What you have to do: Copy all lines below containing "that".

Stored rows:
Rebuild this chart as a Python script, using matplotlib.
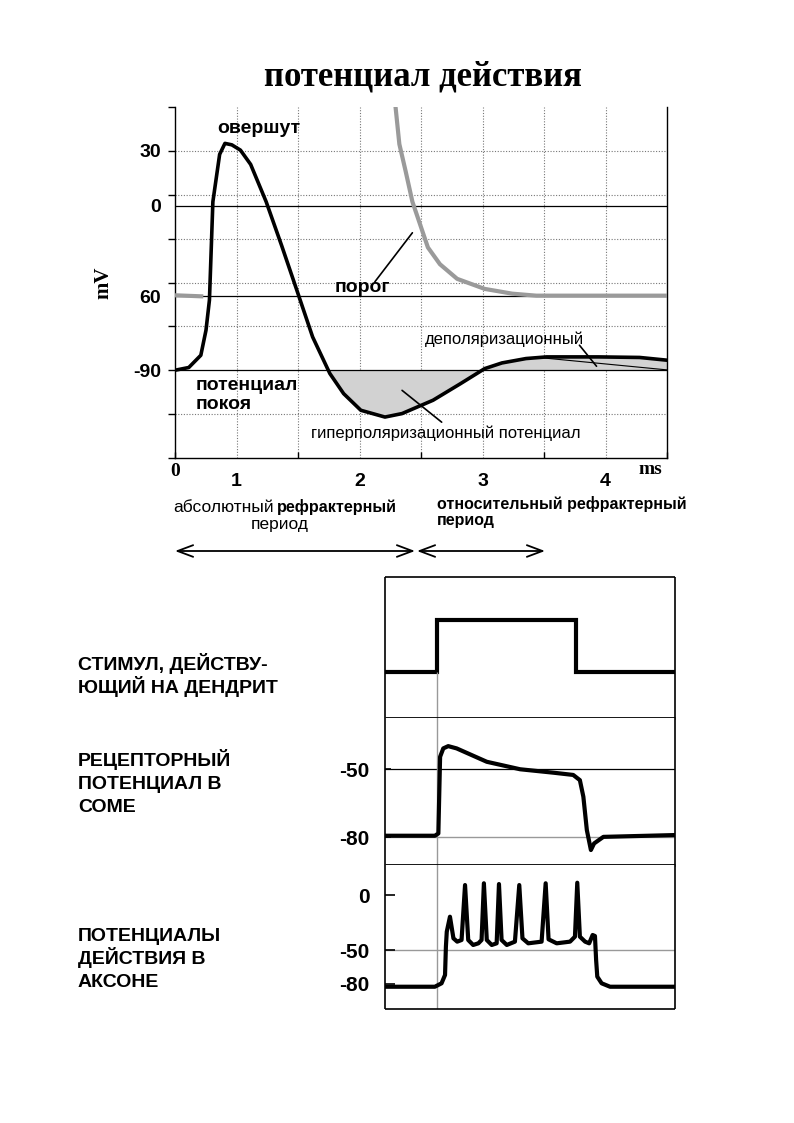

* * *

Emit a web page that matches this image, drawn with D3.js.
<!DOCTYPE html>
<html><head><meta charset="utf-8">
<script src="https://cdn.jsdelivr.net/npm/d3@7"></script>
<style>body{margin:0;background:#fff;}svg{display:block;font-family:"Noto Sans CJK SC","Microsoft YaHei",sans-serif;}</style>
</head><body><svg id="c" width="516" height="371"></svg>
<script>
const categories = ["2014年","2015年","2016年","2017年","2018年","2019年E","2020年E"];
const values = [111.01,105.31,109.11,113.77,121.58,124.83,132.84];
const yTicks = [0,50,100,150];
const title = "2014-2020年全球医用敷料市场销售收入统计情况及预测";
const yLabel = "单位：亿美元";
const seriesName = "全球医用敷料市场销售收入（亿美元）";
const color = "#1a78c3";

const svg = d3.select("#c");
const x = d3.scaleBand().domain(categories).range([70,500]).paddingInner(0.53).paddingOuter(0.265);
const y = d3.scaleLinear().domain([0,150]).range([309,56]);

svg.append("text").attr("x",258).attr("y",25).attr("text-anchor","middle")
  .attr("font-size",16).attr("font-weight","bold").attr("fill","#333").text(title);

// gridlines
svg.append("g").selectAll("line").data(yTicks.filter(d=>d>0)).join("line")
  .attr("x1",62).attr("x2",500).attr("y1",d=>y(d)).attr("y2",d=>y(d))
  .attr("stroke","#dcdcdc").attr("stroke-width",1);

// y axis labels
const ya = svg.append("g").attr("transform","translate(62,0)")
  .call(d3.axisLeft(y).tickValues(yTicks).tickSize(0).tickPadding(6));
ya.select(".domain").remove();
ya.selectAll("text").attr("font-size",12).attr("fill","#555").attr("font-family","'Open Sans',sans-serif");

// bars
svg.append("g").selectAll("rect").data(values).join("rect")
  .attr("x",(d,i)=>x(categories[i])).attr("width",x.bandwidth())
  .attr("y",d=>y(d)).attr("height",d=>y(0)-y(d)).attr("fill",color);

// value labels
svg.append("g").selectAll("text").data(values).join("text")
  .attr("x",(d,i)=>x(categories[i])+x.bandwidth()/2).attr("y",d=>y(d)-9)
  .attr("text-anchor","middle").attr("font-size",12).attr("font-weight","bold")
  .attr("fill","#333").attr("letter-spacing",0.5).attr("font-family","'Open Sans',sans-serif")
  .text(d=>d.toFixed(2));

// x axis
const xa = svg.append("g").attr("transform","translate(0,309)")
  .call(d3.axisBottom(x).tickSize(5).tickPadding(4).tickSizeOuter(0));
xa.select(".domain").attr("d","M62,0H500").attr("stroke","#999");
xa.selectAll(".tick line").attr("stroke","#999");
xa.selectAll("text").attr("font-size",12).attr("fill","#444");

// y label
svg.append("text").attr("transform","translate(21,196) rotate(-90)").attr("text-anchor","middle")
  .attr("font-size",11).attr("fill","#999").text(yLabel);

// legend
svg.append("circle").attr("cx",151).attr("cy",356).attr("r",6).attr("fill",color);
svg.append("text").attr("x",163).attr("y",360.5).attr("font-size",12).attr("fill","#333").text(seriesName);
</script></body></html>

* * *

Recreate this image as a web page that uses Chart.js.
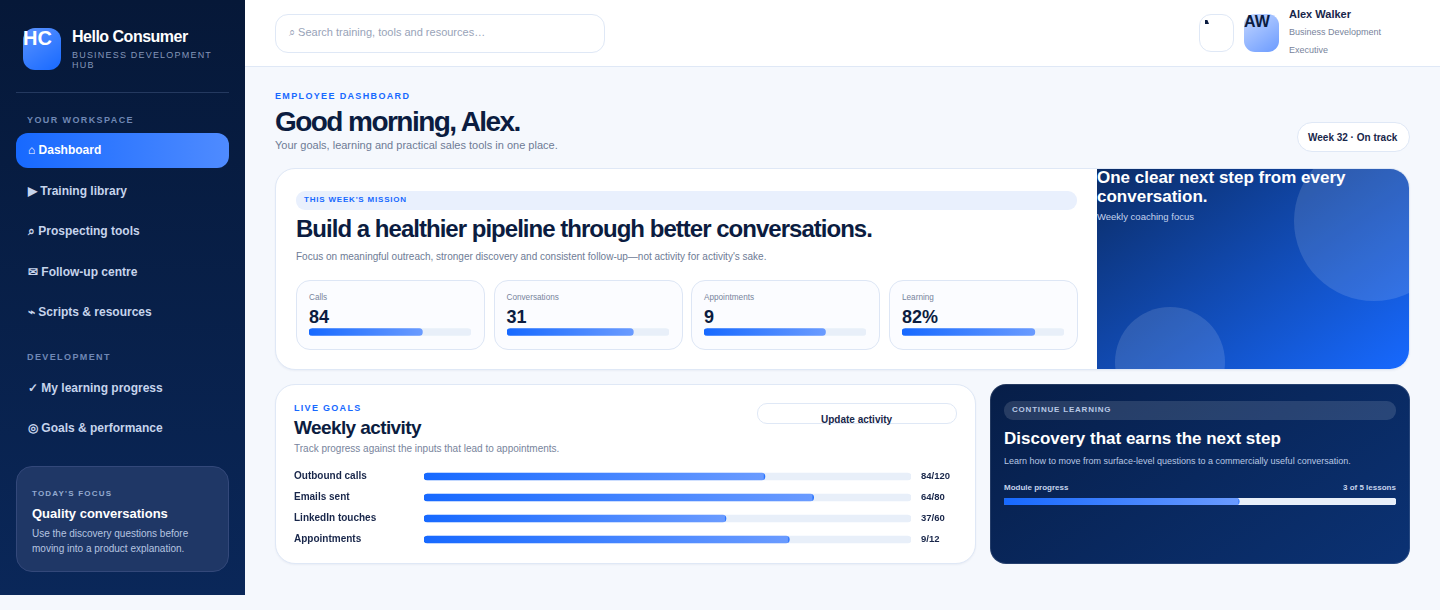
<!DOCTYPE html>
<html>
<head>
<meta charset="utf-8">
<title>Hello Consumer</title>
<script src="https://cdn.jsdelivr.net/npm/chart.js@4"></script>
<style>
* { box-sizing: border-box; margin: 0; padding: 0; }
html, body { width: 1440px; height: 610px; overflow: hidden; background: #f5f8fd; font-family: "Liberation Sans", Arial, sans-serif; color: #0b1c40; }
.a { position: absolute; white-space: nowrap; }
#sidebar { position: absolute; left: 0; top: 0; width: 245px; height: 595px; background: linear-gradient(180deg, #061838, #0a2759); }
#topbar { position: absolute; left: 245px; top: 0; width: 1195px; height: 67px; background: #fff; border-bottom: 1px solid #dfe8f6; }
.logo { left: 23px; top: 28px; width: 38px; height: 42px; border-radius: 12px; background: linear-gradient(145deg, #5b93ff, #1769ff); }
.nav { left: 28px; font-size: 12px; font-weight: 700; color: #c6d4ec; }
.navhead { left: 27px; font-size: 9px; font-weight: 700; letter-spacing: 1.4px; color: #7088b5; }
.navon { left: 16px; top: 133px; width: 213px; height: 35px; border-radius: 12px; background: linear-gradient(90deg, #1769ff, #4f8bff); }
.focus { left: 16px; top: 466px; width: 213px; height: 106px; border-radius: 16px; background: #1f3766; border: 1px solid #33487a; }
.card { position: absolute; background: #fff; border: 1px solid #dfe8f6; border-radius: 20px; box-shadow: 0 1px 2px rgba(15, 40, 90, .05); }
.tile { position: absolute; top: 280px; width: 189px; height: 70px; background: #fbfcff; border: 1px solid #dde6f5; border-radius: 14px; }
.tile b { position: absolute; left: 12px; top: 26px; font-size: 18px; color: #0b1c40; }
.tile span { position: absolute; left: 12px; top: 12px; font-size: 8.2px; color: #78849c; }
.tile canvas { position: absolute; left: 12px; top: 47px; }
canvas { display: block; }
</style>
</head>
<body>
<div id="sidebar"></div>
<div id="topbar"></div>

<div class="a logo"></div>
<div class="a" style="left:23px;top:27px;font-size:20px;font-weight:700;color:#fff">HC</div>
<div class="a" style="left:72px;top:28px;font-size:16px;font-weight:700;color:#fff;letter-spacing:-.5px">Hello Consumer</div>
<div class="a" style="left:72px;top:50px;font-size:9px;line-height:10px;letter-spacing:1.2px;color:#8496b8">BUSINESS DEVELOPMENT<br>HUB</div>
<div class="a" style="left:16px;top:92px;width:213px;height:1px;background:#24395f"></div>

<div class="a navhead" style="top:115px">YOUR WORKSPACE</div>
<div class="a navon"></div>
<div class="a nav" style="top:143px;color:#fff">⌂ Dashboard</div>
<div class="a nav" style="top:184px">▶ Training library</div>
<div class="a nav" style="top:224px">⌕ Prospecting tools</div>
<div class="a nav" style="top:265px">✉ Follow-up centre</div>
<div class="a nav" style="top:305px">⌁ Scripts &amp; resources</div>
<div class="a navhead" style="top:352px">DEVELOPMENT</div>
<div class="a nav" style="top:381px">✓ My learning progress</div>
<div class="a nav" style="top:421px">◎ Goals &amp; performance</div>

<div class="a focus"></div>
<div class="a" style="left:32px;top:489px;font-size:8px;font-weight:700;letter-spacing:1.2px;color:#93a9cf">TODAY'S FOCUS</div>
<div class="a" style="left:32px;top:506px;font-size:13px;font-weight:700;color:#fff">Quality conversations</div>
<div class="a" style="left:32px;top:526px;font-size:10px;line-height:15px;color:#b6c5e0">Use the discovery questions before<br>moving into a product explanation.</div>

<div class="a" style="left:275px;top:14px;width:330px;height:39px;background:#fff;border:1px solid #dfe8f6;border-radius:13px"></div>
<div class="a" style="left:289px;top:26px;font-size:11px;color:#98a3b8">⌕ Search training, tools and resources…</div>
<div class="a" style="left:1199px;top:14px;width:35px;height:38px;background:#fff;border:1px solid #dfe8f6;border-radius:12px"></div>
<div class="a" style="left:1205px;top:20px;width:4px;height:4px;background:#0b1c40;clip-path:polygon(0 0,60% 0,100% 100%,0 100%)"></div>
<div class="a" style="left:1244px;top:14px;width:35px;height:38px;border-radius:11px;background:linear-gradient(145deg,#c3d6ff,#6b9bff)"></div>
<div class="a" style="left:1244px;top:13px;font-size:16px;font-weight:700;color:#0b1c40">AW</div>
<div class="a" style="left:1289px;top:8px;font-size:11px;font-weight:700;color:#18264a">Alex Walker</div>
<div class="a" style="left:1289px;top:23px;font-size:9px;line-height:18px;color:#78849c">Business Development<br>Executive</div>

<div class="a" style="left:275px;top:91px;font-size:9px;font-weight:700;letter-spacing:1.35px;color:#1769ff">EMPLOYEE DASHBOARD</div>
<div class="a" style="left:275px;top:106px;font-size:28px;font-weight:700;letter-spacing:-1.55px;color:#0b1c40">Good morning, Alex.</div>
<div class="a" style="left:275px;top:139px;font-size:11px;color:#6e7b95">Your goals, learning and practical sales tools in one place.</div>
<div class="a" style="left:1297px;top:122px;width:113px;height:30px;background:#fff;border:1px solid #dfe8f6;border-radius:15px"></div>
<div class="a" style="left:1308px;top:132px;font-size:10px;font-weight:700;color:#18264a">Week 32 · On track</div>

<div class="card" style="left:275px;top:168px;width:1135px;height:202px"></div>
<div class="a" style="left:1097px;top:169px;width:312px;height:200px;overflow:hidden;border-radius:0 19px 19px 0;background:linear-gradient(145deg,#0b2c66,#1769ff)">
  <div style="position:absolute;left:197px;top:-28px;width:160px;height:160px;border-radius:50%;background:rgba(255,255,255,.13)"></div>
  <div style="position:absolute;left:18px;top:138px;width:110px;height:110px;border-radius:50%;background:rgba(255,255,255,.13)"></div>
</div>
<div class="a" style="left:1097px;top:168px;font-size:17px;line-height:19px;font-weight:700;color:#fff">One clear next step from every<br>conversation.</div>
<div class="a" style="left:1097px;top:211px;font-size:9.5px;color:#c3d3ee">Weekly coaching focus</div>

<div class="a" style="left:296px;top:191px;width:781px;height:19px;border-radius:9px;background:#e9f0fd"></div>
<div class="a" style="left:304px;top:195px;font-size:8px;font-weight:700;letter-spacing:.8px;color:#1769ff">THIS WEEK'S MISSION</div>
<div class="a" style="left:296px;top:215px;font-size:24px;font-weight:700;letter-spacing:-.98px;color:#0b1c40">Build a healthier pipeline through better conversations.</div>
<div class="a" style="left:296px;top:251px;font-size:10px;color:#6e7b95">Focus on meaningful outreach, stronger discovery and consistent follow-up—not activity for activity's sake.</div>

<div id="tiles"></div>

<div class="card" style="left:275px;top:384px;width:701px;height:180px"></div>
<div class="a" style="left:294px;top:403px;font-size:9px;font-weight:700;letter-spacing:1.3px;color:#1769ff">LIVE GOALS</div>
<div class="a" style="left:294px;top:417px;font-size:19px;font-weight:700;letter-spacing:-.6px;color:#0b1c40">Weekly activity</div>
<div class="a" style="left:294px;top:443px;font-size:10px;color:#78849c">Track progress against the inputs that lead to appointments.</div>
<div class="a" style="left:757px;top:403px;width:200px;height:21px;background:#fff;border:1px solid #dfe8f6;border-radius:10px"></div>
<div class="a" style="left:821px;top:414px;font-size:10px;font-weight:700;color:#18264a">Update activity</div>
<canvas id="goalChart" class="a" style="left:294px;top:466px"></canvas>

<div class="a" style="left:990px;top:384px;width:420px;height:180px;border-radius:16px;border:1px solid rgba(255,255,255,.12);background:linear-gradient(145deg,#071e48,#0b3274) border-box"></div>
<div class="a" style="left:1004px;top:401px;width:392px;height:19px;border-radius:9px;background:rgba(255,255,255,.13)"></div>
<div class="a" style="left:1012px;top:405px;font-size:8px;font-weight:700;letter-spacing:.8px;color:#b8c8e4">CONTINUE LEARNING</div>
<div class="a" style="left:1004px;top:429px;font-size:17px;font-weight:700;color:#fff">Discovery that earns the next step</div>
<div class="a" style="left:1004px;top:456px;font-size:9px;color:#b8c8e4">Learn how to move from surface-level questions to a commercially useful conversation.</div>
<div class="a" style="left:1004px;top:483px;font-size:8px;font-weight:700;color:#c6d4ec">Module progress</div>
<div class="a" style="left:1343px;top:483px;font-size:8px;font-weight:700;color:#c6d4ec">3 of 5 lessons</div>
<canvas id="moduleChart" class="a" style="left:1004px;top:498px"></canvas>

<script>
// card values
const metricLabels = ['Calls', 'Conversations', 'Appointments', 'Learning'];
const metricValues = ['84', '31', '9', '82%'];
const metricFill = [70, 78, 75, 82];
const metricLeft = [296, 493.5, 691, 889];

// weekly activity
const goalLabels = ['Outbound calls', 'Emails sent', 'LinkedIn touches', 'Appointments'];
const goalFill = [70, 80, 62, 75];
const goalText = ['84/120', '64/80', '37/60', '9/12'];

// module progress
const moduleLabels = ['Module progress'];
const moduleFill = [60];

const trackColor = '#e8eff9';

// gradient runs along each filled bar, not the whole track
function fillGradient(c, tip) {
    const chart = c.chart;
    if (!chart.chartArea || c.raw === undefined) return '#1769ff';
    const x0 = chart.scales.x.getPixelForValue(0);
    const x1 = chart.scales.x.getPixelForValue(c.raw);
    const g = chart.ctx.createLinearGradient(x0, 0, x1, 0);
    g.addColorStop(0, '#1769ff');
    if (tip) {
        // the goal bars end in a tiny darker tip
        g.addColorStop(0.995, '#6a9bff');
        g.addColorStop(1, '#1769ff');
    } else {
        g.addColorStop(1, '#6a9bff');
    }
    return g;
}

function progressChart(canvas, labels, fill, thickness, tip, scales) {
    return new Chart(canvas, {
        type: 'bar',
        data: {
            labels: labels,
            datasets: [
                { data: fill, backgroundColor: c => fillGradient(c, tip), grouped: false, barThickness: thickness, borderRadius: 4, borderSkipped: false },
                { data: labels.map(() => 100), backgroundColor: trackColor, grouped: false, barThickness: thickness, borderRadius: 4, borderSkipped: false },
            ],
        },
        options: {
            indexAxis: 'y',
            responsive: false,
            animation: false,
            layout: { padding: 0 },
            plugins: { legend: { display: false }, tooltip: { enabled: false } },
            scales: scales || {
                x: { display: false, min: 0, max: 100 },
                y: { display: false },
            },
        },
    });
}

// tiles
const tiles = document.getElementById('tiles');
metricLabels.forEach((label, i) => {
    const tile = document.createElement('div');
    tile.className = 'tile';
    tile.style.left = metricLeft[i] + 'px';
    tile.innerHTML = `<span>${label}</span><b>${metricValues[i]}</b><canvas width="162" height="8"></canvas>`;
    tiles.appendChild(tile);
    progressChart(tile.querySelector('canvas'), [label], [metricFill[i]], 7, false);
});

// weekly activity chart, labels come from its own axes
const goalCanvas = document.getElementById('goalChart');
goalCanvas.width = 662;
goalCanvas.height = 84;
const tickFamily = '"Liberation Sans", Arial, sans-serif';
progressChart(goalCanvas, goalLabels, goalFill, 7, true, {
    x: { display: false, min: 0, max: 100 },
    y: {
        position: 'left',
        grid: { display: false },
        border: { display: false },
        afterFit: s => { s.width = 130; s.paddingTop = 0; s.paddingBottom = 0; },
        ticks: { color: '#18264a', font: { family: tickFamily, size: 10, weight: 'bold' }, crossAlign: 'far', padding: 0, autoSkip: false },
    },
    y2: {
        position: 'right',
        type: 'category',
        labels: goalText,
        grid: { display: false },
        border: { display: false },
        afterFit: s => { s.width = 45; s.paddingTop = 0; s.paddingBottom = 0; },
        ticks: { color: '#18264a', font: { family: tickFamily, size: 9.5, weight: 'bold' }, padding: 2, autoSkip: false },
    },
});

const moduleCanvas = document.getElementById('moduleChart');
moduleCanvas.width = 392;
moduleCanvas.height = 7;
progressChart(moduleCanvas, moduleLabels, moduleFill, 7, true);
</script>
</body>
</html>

Answer below:
Emit a web page that matches this image, drawn with D3.js.
Recreate this image as a web page that uses Chart.js.
<div class="a" style="left:294px;top:443px;font-size:10px;color:#78849c">Track progress against the inputs that lead to appointments.</div>
<div class="a" style="left:1004px;top:429px;font-size:17px;font-weight:700;color:#fff">Discovery that earns the next step</div>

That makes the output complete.